Eating for a long life
Put these 10 foods on your grocery list every week and you’ll up your chances of living a longer, healthier, happier life! So says Dr. Joel Fuhrman, M.D.
- Green Leafy Vegetables (e.g. kale, collard and mustard greens, spinach, lettuce)
- Cruciferous Vegetables (e.g. broccoli, cauliflower, Brussels sprouts, cabbage)
- Seeds (e.g. flax, chia, hemp, sesame, sunflower, pumpkin)
- Nuts (e.g. walnuts, pistachios, pine nuts, almonds)
I don’t usually do lists because there is often too much info in those sorts of posts to take in. Instead, I’ve spun a bunch of stories around many of these foods individually. Check out the links to my posts on the above list, if you have time. I hope my info and recipes have encouraged a few of you to try some healthy food options that may have been new to you.
Liking healthy foods
Especially, I hope you and your family have found new ways to actually “like” the new foods you’ve discovered!
As I’ve traveled this road to better health with you, I’ve learned plenty of nutrition tricks, myself. Some newbies for me have been pomegranates, chia, kale, and beans (yes, I never used to like these pasty veggies until I learned about hummus and the spicy black ones). Both of these beany dishes are now family favorites.
I’m still learning how to like kale better… it’s a tough sell for me. But as it ends up on the very top of the list of nutrient-dense foods, kale is worth learning to love more. See Vinny’s recipe for this kale recipe here 🙂.
Dr. Joel Fuhrman
All this has recently been brought home to me by a link I stumbled upon today: Dr. Joel Fuhrman’s site. Fuhrman is a medical doctor who was once a champion figure skater, taken out of contention by an injury. He’s spun a career out of promoting good nutrition, with several books and even a TV program to his credit.

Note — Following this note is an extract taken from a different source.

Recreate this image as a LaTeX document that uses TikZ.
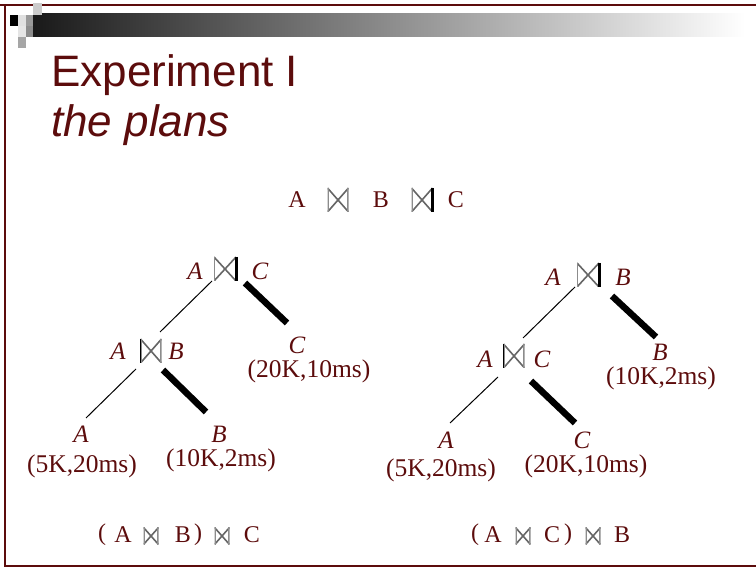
\documentclass[tikz,border=0pt]{standalone}
\usepackage{fontspec}
\setmainfont{Liberation Serif}
\newfontfamily\titlefont{Liberation Sans}
\definecolor{dred}{RGB}{92,12,12}
\tikzset{
  lbl/.style={text=dred, inner sep=0pt, font=\fontsize{25}{27}\selectfont\itshape},
  plain/.style={text=dred, inner sep=0pt, font=\fontsize{24}{26}\selectfont},
  small/.style={text=dred, inner sep=0pt, font=\fontsize{25.5}{27}\selectfont},
  bottom/.style={text=dred, inner sep=0pt, font=\fontsize{24}{26}\selectfont},
  btline/.style={draw=black!60, line width=1.6pt},
  bowtie/.style={inner sep=0pt, minimum width=#1, minimum height=24pt,
    path picture={
      \draw[btline] (path picture bounding box.north west) -- (path picture bounding box.south east);
      \draw[btline] (path picture bounding box.south west) -- (path picture bounding box.north east);
      \draw[btline, draw=black!45, line width=2.6pt] (path picture bounding box.north west) -- (path picture bounding box.south west);
      \draw[btline, draw=black!45, line width=2.6pt] (path picture bounding box.north east) -- (path picture bounding box.south east);
    }},
  bowtie/.default=21pt,
  bar/.style={draw=black, line width=3pt},
  thinbar/.style={draw=black, line width=1.5pt},
  thin/.style={draw=black, line width=1pt},
  thick/.style={draw=black, line width=6.5pt},
}
\begin{document}
\begin{tikzpicture}[x=1pt,y=-1pt]
\useasboundingbox (0,0) rectangle (756,569);
% frame
\draw[dred, line width=2.5pt] (0,5) -- (756,5);
\draw[dred, line width=2.5pt] (5,5) -- (5,566) -- (756,566);
% gradient bar
\shade[left color=black!90, right color=white] (33,14) rectangle (745,37);
\fill[black] (10,15) rectangle (18,26);
\fill[black!12] (18,15) rectangle (26,26);
\fill[black!40] (26,15) rectangle (33,26);
\fill[black!20] (33,3) rectangle (42,15);
\fill[black!10] (18,26) rectangle (26,37);
\fill[black!45] (26,26) rectangle (33,37);
\fill[black!35] (18,37) rectangle (26,48);
% title
\node[anchor=base west, inner sep=0pt, text=dred, font=\titlefont\fontsize{44}{48}\selectfont] (t1) at (51,87) {Experiment I};
\node[anchor=base west, inner sep=0pt, text=dred, font=\titlefont\fontsize{44}{48}\selectfont\itshape] (t2) at (51,137) {the plans};
% top expression
\node[plain] (qa) at (297,200) {A};
\node[bowtie] (qj1) at (338,200) {};
\node[plain] (qb) at (381,200) {B};
\node[bowtie] (qj2) at (422,200) {};
\draw[bar] (qj2.north east) -- (qj2.south east);
\node[plain] (qc) at (456,200) {C};
% left tree
\node[lbl] (l1a) at (195,271) {A};
\node[bowtie=22pt] (l1j) at (225,269) {};
\draw[bar] (l1j.north east) -- (l1j.south east);
\node[lbl] (l1c) at (260,271) {C};
\node[lbl] (l2a) at (118,351) {A};
\node[bowtie] (l2j) at (151,351) {};
\draw[thinbar] (l2j.north west) -- (l2j.south west);
\node[lbl] (l2b) at (176,351) {B};
\node[lbl] (lc) at (297,345) {C};
\node[small] (lcs) at (309,371) {(20K,10ms)};
\node[lbl] (la) at (81,434) {A};
\node[small] (las) at (82,466) {(5K,20ms)};
\node[lbl] (lb) at (219,434) {B};
\node[small] (lbs) at (221,460) {(10K,2ms)};
\coordinate (l1s) at (212,281);
\coordinate (l1e) at (160,332);
\coordinate (l1r) at (245,283);
\coordinate (l1re) at (287,323);
\coordinate (l2s) at (136,369);
\coordinate (l2e) at (86,418);
\coordinate (l2r) at (163,370);
\coordinate (l2re) at (206,412);
\draw[thin] (l1s) -- (l1e);
\draw[thick] (l1r) -- (l1re);
\draw[thin] (l2s) -- (l2e);
\draw[thick] (l2r) -- (l2re);
% right tree
\node[lbl] (r1a) at (553,277) {A};
\node[bowtie=22pt] (r1j) at (588,275) {};
\draw[bar] (r1j.north east) -- (r1j.south east);
\node[lbl] (r1b) at (623,277) {B};
\node[lbl] (r2a) at (485,359) {A};
\node[bowtie] (r2j) at (514,356) {};
\draw[thinbar] (r2j.north west) -- (r2j.south west);
\node[lbl] (r2c) at (542,359) {C};
\node[lbl] (rb) at (660,352) {B};
\node[small] (rbs) at (661,378) {(10K,2ms)};
\node[lbl] (ra) at (446,440) {A};
\node[small] (ras) at (441,470) {(5K,20ms)};
\node[lbl] (rc) at (582,440) {C};
\node[small] (rcs) at (586,466) {(20K,10ms)};
\coordinate (r1s) at (575,287);
\coordinate (r1e) at (523,338);
\coordinate (r1r) at (612,296);
\coordinate (r1re) at (656,337);
\coordinate (r2s) at (498,377);
\coordinate (r2e) at (450,423);
\coordinate (r2r) at (531,381);
\coordinate (r2re) at (575,423);
\draw[thin] (r1s) -- (r1e);
\draw[thick] (r1r) -- (r1re);
\draw[thin] (r2s) -- (r2e);
\draw[thick] (r2r) -- (r2re);
% bottom expressions
\node[bottom] (b1p) at (102,535) {(};
\node[bottom] (b1a) at (123,535) {A};
\node[bowtie=15pt, minimum height=17pt] (b1j) at (151,536) {};
\node[bottom] (b1b) at (183,535) {B};
\node[bottom] (b1q) at (198,535) {)};
\node[bowtie=15pt, minimum height=17pt] (b1k) at (222,536) {};
\node[bottom] (b1c) at (252,535) {C};
\node[bottom] (b2p) at (475,535) {(};
\node[bottom] (b2a) at (493,535) {A};
\node[bowtie=15pt, minimum height=17pt] (b2j) at (523,536) {};
\node[bottom] (b2c) at (552,535) {C};
\node[bottom] (b2q) at (568,535) {)};
\node[bowtie=15pt, minimum height=17pt] (b2k) at (593,536) {};
\node[bottom] (b2b) at (622,535) {B};
\end{tikzpicture}
\end{document}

Fuhrman doesn’t believe in diets. However, he’d like people to include more of these nutrient-dense foods in their daily fare… which means leaving out other foods that are just plain bereft of nutrients. Well, changing what you like to eat (and how much) is a “diet,” regardless of what you might want to call it. Only once you learn to like, even crave, the healthy foods that make up your daily meals can you safely remove the “diet” word from your food choices.

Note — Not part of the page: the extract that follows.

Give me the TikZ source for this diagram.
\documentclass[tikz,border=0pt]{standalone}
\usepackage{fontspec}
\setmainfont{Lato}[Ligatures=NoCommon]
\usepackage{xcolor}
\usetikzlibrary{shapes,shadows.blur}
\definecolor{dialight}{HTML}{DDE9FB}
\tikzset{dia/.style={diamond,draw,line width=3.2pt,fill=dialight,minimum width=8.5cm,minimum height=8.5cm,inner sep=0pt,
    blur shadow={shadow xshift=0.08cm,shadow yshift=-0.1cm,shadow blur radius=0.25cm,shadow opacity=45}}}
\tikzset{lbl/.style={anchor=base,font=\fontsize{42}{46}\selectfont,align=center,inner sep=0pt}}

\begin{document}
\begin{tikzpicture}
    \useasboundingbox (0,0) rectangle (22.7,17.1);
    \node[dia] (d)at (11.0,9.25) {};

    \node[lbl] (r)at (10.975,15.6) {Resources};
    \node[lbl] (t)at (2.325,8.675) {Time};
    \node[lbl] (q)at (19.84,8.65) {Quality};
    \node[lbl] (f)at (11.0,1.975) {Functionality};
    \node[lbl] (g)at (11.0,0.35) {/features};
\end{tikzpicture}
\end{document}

In the opinion of Dr. Fuhrman: “Unrefined plant foods should make up the bulk of your diet…[It’s obvious that] fruits and vegetables score highest on the nutrient density scale in terms of concentration of nutrients per calorie.”
This advice mirrors that of Michael Pollan and Dr. Mike Morano, two experts I’ve relied on in the past. I’m hoping by focusing on Fuhrman’s list of best food options, I’ll be able to kick my ailing meal plans back onto the right path… the one that leads to healthy eating!